→ STATED TASK:
Write out the entire listing below exactly, with the pictures left out.
-- BEGIN DATASET EXTRACT --
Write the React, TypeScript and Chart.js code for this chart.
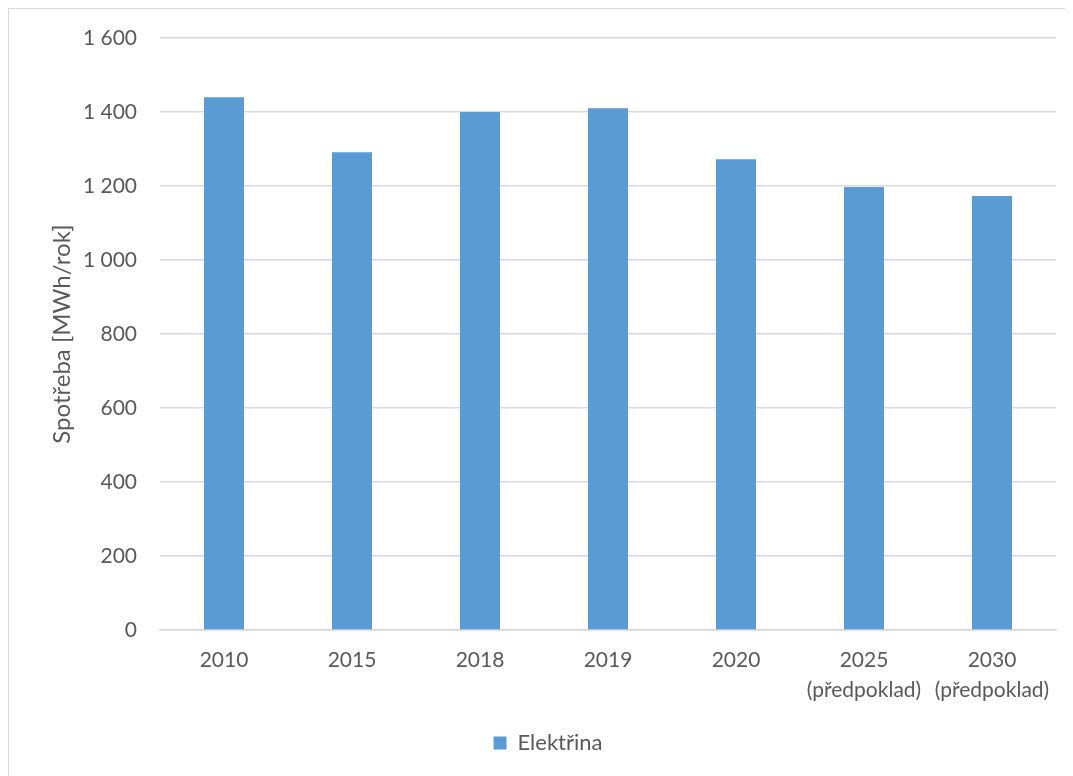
import React, { useEffect, useRef } from "react";
import { Chart, registerables } from "chart.js";

Chart.register(...registerables);

const categories: (string | string[])[] = [
  "2010",
  "2015",
  "2018",
  "2019",
  "2020",
  ["2025", "(předpoklad)"],
  ["2030", "(předpoklad)"],
];
const seriesName = "Elektřina";
const seriesValues = [1440, 1291, 1400, 1410, 1272, 1197, 1173];
const yTicks = { min: 0, max: 1600, step: 200 };
const yTitle = "Spotřeba [MWh/rok]";

const FONT = "Lato, 'Open Sans', sans-serif";
const TEXT = "#595959";
const GRID = "#d9d9d9";
const BAR = "#5B9BD5";

function fmt(v: number): string {
  return String(v).replace(/\B(?=(\d{3})+(?!\d))/g, " ");
}

export default function App() {
  const ref = useRef<HTMLCanvasElement | null>(null);

  useEffect(() => {
    document.documentElement.style.overflow = "hidden";
    const canvas = ref.current;
    if (!canvas) return;
    const chart = new Chart(canvas, {
      type: "bar",
      data: {
        labels: categories,
        datasets: [
          {
            label: seriesName,
            data: seriesValues,
            backgroundColor: BAR,
            borderWidth: 0,
            categoryPercentage: 1,
            barPercentage: 0.3125,
          },
        ],
      },
      options: {
        responsive: false,
        animation: false,
        devicePixelRatio: 1,
        layout: { padding: { top: 29, right: 17, left: 31, bottom: 12 } },
        plugins: {
          tooltip: { enabled: false },
          legend: {
            position: "bottom",
            labels: {
              boxWidth: 13,
              boxHeight: 13,
              padding: 10,
              color: TEXT,
              font: { family: FONT, size: 22 },
            },
          },
        },
        scales: {
          x: {
            grid: { display: false, drawTicks: false },
            border: { display: true, color: GRID, width: 1.5 },
            ticks: {
              color: TEXT,
              padding: 15,
              maxRotation: 0,
              autoSkip: false,
              font: { family: FONT, size: 21, lineHeight: 30 / 21 },
            },
            afterFit: (scale: any) => {
              scale.height = 92;
            },
          },
          y: {
            min: yTicks.min,
            max: yTicks.max,
            border: { display: false },
            grid: { color: GRID, lineWidth: 1.5, drawTicks: false },
            ticks: {
              stepSize: yTicks.step,
              color: TEXT,
              padding: 23,
              font: { family: FONT, size: 21 },
              callback: (v: any) => fmt(Number(v)),
            },
            title: {
              display: true,
              text: yTitle,
              color: TEXT,
              padding: { top: 8, bottom: 0 },
              font: { family: FONT, size: 24 },
            },
            afterFit: (scale: any) => {
              scale.width = 120;
              scale.paddingTop = 0;
              scale.paddingBottom = 0;
            },
          },
        },
      },
    });
    return () => chart.destroy();
  }, []);

  return (
    <div
      style={{
        width: 1065,
        height: 768,
        boxSizing: "border-box",
        borderLeft: `1px solid ${GRID}`,
        borderTop: `1px solid ${GRID}`,
        overflow: "hidden",
        background: "#fff",
      }}
    >
      <canvas ref={ref} width={1064} height={767} style={{ display: "block" }} />
    </div>
  );
}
-- END DATASET EXTRACT --
→ TASK OUTPUT:
Write the React, TypeScript and Chart.js code for this chart.
import React, { useEffect, useRef } from "react";
import { Chart, registerables } from "chart.js";

Chart.register(...registerables);

const categories: (string | string[])[] = [
  "2010",
  "2015",
  "2018",
  "2019",
  "2020",
  ["2025", "(předpoklad)"],
  ["2030", "(předpoklad)"],
];
const seriesName = "Elektřina";
const seriesValues = [1440, 1291, 1400, 1410, 1272, 1197, 1173];
const yTicks = { min: 0, max: 1600, step: 200 };
const yTitle = "Spotřeba [MWh/rok]";

const FONT = "Lato, 'Open Sans', sans-serif";
const TEXT = "#595959";
const GRID = "#d9d9d9";
const BAR = "#5B9BD5";

function fmt(v: number): string {
  return String(v).replace(/\B(?=(\d{3})+(?!\d))/g, " ");
}

export default function App() {
  const ref = useRef<HTMLCanvasElement | null>(null);

  useEffect(() => {
    document.documentElement.style.overflow = "hidden";
    const canvas = ref.current;
    if (!canvas) return;
    const chart = new Chart(canvas, {
      type: "bar",
      data: {
        labels: categories,
        datasets: [
          {
            label: seriesName,
            data: seriesValues,
            backgroundColor: BAR,
            borderWidth: 0,
            categoryPercentage: 1,
            barPercentage: 0.3125,
          },
        ],
      },
      options: {
        responsive: false,
        animation: false,
        devicePixelRatio: 1,
        layout: { padding: { top: 29, right: 17, left: 31, bottom: 12 } },
        plugins: {
          tooltip: { enabled: false },
          legend: {
            position: "bottom",
            labels: {
              boxWidth: 13,
              boxHeight: 13,
              padding: 10,
              color: TEXT,
              font: { family: FONT, size: 22 },
            },
          },
        },
        scales: {
          x: {
            grid: { display: false, drawTicks: false },
            border: { display: true, color: GRID, width: 1.5 },
            ticks: {
              color: TEXT,
              padding: 15,
              maxRotation: 0,
              autoSkip: false,
              font: { family: FONT, size: 21, lineHeight: 30 / 21 },
            },
            afterFit: (scale: any) => {
              scale.height = 92;
            },
          },
          y: {
            min: yTicks.min,
            max: yTicks.max,
            border: { display: false },
            grid: { color: GRID, lineWidth: 1.5, drawTicks: false },
            ticks: {
              stepSize: yTicks.step,
              color: TEXT,
              padding: 23,
              font: { family: FONT, size: 21 },
              callback: (v: any) => fmt(Number(v)),
            },
            title: {
              display: true,
              text: yTitle,
              color: TEXT,
              padding: { top: 8, bottom: 0 },
              font: { family: FONT, size: 24 },
            },
            afterFit: (scale: any) => {
              scale.width = 120;
              scale.paddingTop = 0;
              scale.paddingBottom = 0;
            },
          },
        },
      },
    });
    return () => chart.destroy();
  }, []);

  return (
    <div
      style={{
        width: 1065,
        height: 768,
        boxSizing: "border-box",
        borderLeft: `1px solid ${GRID}`,
        borderTop: `1px solid ${GRID}`,
        overflow: "hidden",
        background: "#fff",
      }}
    >
      <canvas ref={ref} width={1064} height={767} style={{ display: "block" }} />
    </div>
  );
}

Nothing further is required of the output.